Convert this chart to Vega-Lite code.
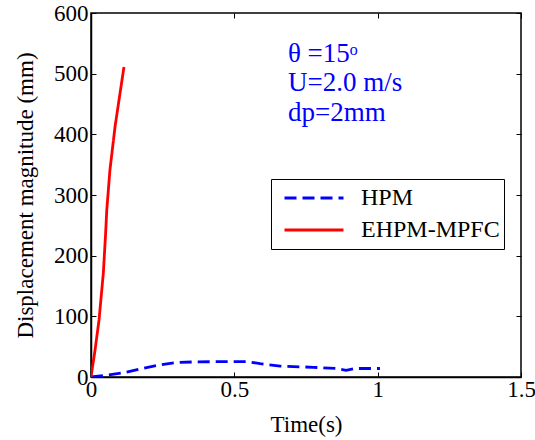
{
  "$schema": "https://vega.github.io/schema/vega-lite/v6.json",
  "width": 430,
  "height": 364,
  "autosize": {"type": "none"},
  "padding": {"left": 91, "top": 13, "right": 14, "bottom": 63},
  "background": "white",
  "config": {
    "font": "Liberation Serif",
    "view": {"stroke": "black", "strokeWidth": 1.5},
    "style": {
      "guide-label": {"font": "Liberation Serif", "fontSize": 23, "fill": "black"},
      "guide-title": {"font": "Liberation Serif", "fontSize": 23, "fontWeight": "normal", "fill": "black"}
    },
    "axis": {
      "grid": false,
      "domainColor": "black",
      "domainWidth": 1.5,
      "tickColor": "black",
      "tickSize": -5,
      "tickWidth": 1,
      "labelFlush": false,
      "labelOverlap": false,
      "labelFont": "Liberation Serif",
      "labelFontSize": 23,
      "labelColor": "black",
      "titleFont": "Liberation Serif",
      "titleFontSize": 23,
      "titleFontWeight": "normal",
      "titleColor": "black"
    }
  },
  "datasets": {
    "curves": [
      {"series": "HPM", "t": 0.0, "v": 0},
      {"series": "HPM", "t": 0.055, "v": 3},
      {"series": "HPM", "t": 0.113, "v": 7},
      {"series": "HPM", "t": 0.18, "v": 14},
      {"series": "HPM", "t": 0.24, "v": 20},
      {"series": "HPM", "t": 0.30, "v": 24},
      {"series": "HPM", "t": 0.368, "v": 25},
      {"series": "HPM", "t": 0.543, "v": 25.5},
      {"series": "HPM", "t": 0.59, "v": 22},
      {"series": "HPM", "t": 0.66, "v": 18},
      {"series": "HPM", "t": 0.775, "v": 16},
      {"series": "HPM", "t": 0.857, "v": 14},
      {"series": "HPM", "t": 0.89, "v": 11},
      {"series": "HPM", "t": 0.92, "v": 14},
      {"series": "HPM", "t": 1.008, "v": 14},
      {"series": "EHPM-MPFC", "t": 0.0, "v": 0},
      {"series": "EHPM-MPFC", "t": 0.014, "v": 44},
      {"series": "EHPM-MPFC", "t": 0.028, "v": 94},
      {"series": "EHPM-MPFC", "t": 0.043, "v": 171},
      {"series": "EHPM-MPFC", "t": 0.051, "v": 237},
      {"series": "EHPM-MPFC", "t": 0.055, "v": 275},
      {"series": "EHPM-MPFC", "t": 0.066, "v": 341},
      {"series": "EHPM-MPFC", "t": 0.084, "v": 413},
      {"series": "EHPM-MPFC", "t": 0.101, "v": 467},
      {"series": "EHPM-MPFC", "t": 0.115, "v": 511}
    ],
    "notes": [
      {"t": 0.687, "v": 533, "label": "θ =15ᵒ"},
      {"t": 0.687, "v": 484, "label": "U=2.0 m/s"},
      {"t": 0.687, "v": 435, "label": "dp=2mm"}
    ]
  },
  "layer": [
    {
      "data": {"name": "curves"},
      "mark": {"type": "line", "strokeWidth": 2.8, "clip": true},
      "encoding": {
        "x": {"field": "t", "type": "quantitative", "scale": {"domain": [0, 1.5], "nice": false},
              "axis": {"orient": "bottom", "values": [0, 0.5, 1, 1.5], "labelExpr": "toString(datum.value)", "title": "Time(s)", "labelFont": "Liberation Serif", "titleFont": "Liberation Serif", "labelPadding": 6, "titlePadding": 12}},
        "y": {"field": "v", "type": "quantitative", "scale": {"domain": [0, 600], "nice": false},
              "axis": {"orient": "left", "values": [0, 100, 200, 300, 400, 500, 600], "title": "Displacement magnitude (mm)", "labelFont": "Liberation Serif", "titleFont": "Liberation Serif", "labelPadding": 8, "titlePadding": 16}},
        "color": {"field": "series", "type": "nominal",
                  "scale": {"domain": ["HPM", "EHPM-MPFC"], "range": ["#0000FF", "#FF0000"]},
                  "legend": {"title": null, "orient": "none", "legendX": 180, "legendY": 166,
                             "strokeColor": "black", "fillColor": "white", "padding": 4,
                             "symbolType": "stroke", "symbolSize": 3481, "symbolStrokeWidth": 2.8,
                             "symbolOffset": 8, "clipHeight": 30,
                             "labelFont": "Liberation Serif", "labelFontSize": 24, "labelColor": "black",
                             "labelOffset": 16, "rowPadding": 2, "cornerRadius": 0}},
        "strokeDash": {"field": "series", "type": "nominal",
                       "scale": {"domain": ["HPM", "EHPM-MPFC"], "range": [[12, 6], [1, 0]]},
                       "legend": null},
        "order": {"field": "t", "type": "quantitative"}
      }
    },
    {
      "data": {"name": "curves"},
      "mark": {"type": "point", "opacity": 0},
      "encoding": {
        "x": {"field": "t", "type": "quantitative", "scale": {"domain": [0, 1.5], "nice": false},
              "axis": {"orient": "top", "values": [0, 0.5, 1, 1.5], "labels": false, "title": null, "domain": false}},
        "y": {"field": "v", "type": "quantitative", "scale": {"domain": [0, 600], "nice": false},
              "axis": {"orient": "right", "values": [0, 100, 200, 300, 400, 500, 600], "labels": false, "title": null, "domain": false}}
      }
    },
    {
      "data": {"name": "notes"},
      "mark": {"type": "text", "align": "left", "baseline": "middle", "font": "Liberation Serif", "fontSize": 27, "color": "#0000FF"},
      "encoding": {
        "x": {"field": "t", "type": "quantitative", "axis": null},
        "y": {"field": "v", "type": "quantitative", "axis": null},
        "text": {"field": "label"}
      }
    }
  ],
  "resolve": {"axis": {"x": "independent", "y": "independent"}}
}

+++++

Work to complete » Make an exact reproduction of the listing above, without any pictures.

Completed exercise »
Convert this chart to Vega-Lite code.
{
  "$schema": "https://vega.github.io/schema/vega-lite/v6.json",
  "width": 430,
  "height": 364,
  "autosize": {"type": "none"},
  "padding": {"left": 91, "top": 13, "right": 14, "bottom": 63},
  "background": "white",
  "config": {
    "font": "Liberation Serif",
    "view": {"stroke": "black", "strokeWidth": 1.5},
    "style": {
      "guide-label": {"font": "Liberation Serif", "fontSize": 23, "fill": "black"},
      "guide-title": {"font": "Liberation Serif", "fontSize": 23, "fontWeight": "normal", "fill": "black"}
    },
    "axis": {
      "grid": false,
      "domainColor": "black",
      "domainWidth": 1.5,
      "tickColor": "black",
      "tickSize": -5,
      "tickWidth": 1,
      "labelFlush": false,
      "labelOverlap": false,
      "labelFont": "Liberation Serif",
      "labelFontSize": 23,
      "labelColor": "black",
      "titleFont": "Liberation Serif",
      "titleFontSize": 23,
      "titleFontWeight": "normal",
      "titleColor": "black"
    }
  },
  "datasets": {
    "curves": [
      {"series": "HPM", "t": 0.0, "v": 0},
      {"series": "HPM", "t": 0.055, "v": 3},
      {"series": "HPM", "t": 0.113, "v": 7},
      {"series": "HPM", "t": 0.18, "v": 14},
      {"series": "HPM", "t": 0.24, "v": 20},
      {"series": "HPM", "t": 0.30, "v": 24},
      {"series": "HPM", "t": 0.368, "v": 25},
      {"series": "HPM", "t": 0.543, "v": 25.5},
      {"series": "HPM", "t": 0.59, "v": 22},
      {"series": "HPM", "t": 0.66, "v": 18},
      {"series": "HPM", "t": 0.775, "v": 16},
      {"series": "HPM", "t": 0.857, "v": 14},
      {"series": "HPM", "t": 0.89, "v": 11},
      {"series": "HPM", "t": 0.92, "v": 14},
      {"series": "HPM", "t": 1.008, "v": 14},
      {"series": "EHPM-MPFC", "t": 0.0, "v": 0},
      {"series": "EHPM-MPFC", "t": 0.014, "v": 44},
      {"series": "EHPM-MPFC", "t": 0.028, "v": 94},
      {"series": "EHPM-MPFC", "t": 0.043, "v": 171},
      {"series": "EHPM-MPFC", "t": 0.051, "v": 237},
      {"series": "EHPM-MPFC", "t": 0.055, "v": 275},
      {"series": "EHPM-MPFC", "t": 0.066, "v": 341},
      {"series": "EHPM-MPFC", "t": 0.084, "v": 413},
      {"series": "EHPM-MPFC", "t": 0.101, "v": 467},
      {"series": "EHPM-MPFC", "t": 0.115, "v": 511}
    ],
    "notes": [
      {"t": 0.687, "v": 533, "label": "θ =15ᵒ"},
      {"t": 0.687, "v": 484, "label": "U=2.0 m/s"},
      {"t": 0.687, "v": 435, "label": "dp=2mm"}
    ]
  },
  "layer": [
    {
      "data": {"name": "curves"},
      "mark": {"type": "line", "strokeWidth": 2.8, "clip": true},
      "encoding": {
        "x": {"field": "t", "type": "quantitative", "scale": {"domain": [0, 1.5], "nice": false},
              "axis": {"orient": "bottom", "values": [0, 0.5, 1, 1.5], "labelExpr": "toString(datum.value)", "title": "Time(s)", "labelFont": "Liberation Serif", "titleFont": "Liberation Serif", "labelPadding": 6, "titlePadding": 12}},
        "y": {"field": "v", "type": "quantitative", "scale": {"domain": [0, 600], "nice": false},
              "axis": {"orient": "left", "values": [0, 100, 200, 300, 400, 500, 600], "title": "Displacement magnitude (mm)", "labelFont": "Liberation Serif", "titleFont": "Liberation Serif", "labelPadding": 8, "titlePadding": 16}},
        "color": {"field": "series", "type": "nominal",
                  "scale": {"domain": ["HPM", "EHPM-MPFC"], "range": ["#0000FF", "#FF0000"]},
                  "legend": {"title": null, "orient": "none", "legendX": 180, "legendY": 166,
                             "strokeColor": "black", "fillColor": "white", "padding": 4,
                             "symbolType": "stroke", "symbolSize": 3481, "symbolStrokeWidth": 2.8,
                             "symbolOffset": 8, "clipHeight": 30,
                             "labelFont": "Liberation Serif", "labelFontSize": 24, "labelColor": "black",
                             "labelOffset": 16, "rowPadding": 2, "cornerRadius": 0}},
        "strokeDash": {"field": "series", "type": "nominal",
                       "scale": {"domain": ["HPM", "EHPM-MPFC"], "range": [[12, 6], [1, 0]]},
                       "legend": null},
        "order": {"field": "t", "type": "quantitative"}
      }
    },
    {
      "data": {"name": "curves"},
      "mark": {"type": "point", "opacity": 0},
      "encoding": {
        "x": {"field": "t", "type": "quantitative", "scale": {"domain": [0, 1.5], "nice": false},
              "axis": {"orient": "top", "values": [0, 0.5, 1, 1.5], "labels": false, "title": null, "domain": false}},
        "y": {"field": "v", "type": "quantitative", "scale": {"domain": [0, 600], "nice": false},
              "axis": {"orient": "right", "values": [0, 100, 200, 300, 400, 500, 600], "labels": false, "title": null, "domain": false}}
      }
    },
    {
      "data": {"name": "notes"},
      "mark": {"type": "text", "align": "left", "baseline": "middle", "font": "Liberation Serif", "fontSize": 27, "color": "#0000FF"},
      "encoding": {
        "x": {"field": "t", "type": "quantitative", "axis": null},
        "y": {"field": "v", "type": "quantitative", "axis": null},
        "text": {"field": "label"}
      }
    }
  ],
  "resolve": {"axis": {"x": "independent", "y": "independent"}}
}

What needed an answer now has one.